Not only do you want to have a rewarding college experience, but you also want to become gainfully employed after college. The College of Coastal Georgia offers free career services by providing various programs and resources to students.
It’s not enough to simply know which jobs are out there. Students must also learn how to position themselves to get those jobs. That includes creating a resume, crafting a cover letter, and learning how to interview, all of which a good career center can assist with.
Coordinator of Career Services Brian Weese said the benefits go beyond college.
“Everything we do is not only to help students get a diploma in one hand, but a good resume and experience in the other.”
According to Weese, the most popular feature they offer is resume writing. “We do about 800 resume reviews a year, and this month alone we’ve done almost 300, mainly from seniors getting ready to graduate.” Career services will print out each submitted resume and send it back to students with handwritten responses. This process may take four or five revisions back and forth, but will make for a more valuable resume in the end.
Working as Career Services Ambassador for a year and a half now, Kerdansky Besson recalled that, “Starting out, I was able to receive help from Brian Weese on creating my first resume. After seeing how our advisors help students on resumes, I was able to learn how to build on my resume without much help. I've even helped students create a resume from scratch and got them hired.”
Another popular feature offered through Career Services are the personality tests. For these, Weese directs students to Focus 2, which can be found by logging in through D2L. “It looks at work interests, personality skills and values, then pairs your answers up with jobs and majors here at the college.”
Recent alumna Lexi Holloway spoke encouraging of her experience with the tests.
“I wouldn’t have found the degree I needed if it wasn’t for that test. I gained more direction from this than I ever had.”
Employed for two semesters during her junior year, Holloway would highly recommend these tests to students to help push them in the right direction.
Besson concurs, “[Focus 2] did benefit me a lot and helped me narrow down my career path.”
Career Services also hosts several job fairs throughout the semester. During job fairs, potential employers will be on campus to meet with students who are a good fit for their organizations and the kinds of employees they need. They may offer advice on etiquette, interviews, networking and job applications.
Weese said, “Written and verbal communication is the skill most lacking in college students. Employers are looking for it, and if a student doesn’t have the skill to work effectively with not only the employer, but the employer’s customers and fellow employees themselves, they’re likely to not get the job.”

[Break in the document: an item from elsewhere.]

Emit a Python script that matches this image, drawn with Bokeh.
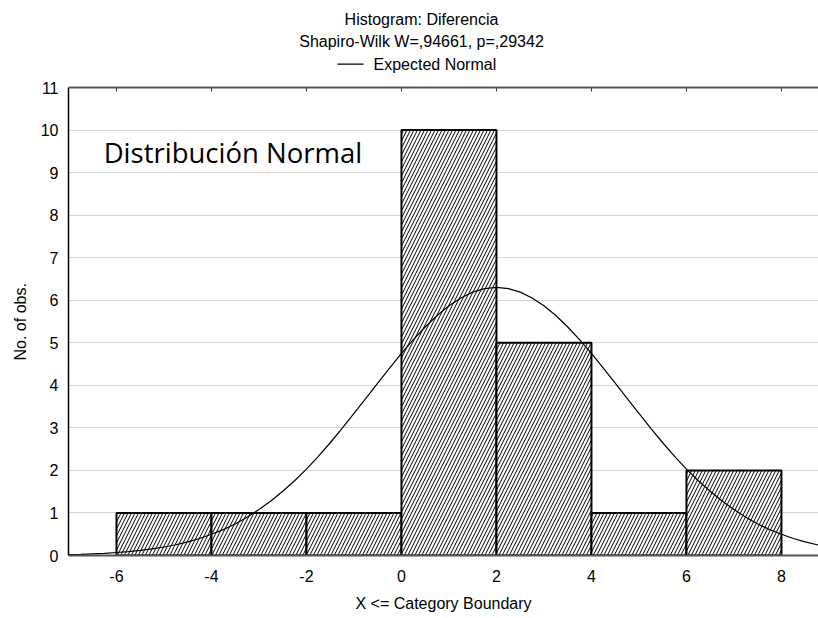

Even if you have a job or feel pretty polished as a professional already, Weese believes there is low risk to attending a job fair, “You can walk through, win prizes, pick up free things,” and “it’s good practice to get out there and shake some employers hands.”
These events aren’t just for seniors, either,
“It’s good to practice your skills even if you’re a freshman, sophomore, or junior, so that by the time you enter your senior year, you’ve got all these skills along with experience.”
Weese said, “The degree alone is not going to be enough to compete with students from all other colleges. We want to make sure that students have a well-rounded education, not only in the classroom, but in the real world as well.”
Besson agreed that Career Services can help prepare students for the real world,
“The most valuable attribute I learned from working with Career Services is having enough confidence to tackle the real world. Everyday you will be challenged as an individual and it is up to you to have enough confidence and be prepared for any obstacle that comes your way.”
Through her employment at Career Services, Holloway said that communication was one of her main takeaways from the whole experience, “While I was setting up for events or job fairs, I got to meet employers and get more face time with them than normal. Whether I was in contact with an employer or helping direct a student somewhere, I was always using both organizational and communication skills. Because of this, I felt like I could more easily communicate in my internships and jobs afterwards.”
Another skill that Holloway is thankful to have gained from Career Services is event planning. “Brian [Weese] is so connected in the community and I got to learn more about our community than I expected,” said Holloway. Currently, she serves as the main choreographer for the Wine Women & Shoes charity event held on Sea Island every year. “I have to plan and choreograph the fashion show and work with a lot of team members. The event planning skills I learned through Career Services made this easier to coordinate.”
Besson says he finds ways to practice real-world employment skills daily.
“Due to the fact that I am a marketing major, I try to implement and practice skills that will help me become successful in that field on a daily basis. Skills such as creativity, decision making, persuasion, and of course professionalism.”
Over the course of his employment, Besson has held the responsibility of “creating flyers for advertisements that garners students’ attention towards our events on campus,” and, “assisting our highly notable career and academic advisors.”
Holloway had nothing but positive things to say about her experience both working with Career Services and its’ Coordinator,
“Brian is such a great person. He is an avid supporter of the student; If you tell him what you want to do, he’s going try and get you prepared for that or give you the skills you need to get there. Brian has given me multiple tools to be successful, and things I learned at Career Services were things I could put on my resume. This experience made my interview and resume skills better, and I felt way more comfortable in a job setting. I also got to meet a lot of students that I wouldn’t normally.”